Malate dehydrogenase (MDH) acts as an enzyme that catalyzes the oxidation of malate to oxaloacetate reversibly using the reduction of NAD+ to NADH. MDH was identified as downregulated protein. The hydrophobic cavity regarded as the active site of MDH within the protein complex has specific binding sites for the substrate and its coenzyme, NAD+. Previous study suggests that MDH endures a conformational change in its active state that efficiently encloses the substrate to minimize solvent exposure and to position key residues in closer proximity to the substrate, (Goward and Nicholls 1994).
ATP synthase subunit delta mitochondrial was identified in the present investigation that was regarded as down-regulated protein (Table 1). Mitochondrial ATP synthase is essential for the production of ATP; even the reports about the functional role of ATP are insufficient. However, structurally ATP synthase comprising of a membrane- bound moiety (F0) and a protruding globular and soluble moiety (F1) that can be released (Sawicki and Jugdutt 2007).

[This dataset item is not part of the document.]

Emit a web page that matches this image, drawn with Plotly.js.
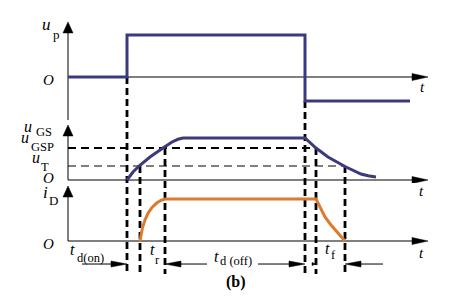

Xyloglucan 6-xylosyltransferase was identified in the present research that characterized as down-regulated protein (Table 1). However, XXT acts as a prominent role in transferring one xylose mainly to the second glucose residue from the non-reducing end. The acceptor should have a minimum of four glucose residues (Faik et al., 2002). Therefore, it is investigated that a membrane complex of XyG glucan synthase and XTs would be more efficient than solubilized enzymes at generating the observed XXXG repeating structure in planta (Cavalier et al., 2008).
CONCLUSION
The protein profile of Platycodon grandiflorum was improved by using high throughput two-dimensional IEF-2D-PAGE together with MALDI-TOF-TOF mass spectrometry. Two dimensional gels stained with CBB, we confirmed a total of 58 differential expressed protein spots (≥ 2-fold) that were analyzed by mass spectrometry. However, the proteins were mostly involved in the nucleic acid binding, transferase activity, ion binding, catalytic activity, transporter activity, isomerase activity. Although this study was an initial proteomic investigation from the various organs of P. grandiflorum so far, it is our belief that the proteome profiling provides not only insights into medicinal plant research but also a good starting point for further investigation of the functions of these proteins using genetic and other approaches. More extensive studies are needed to fully understand the mechanism of various organs underlying the medicinal plant, P. grandiflorum.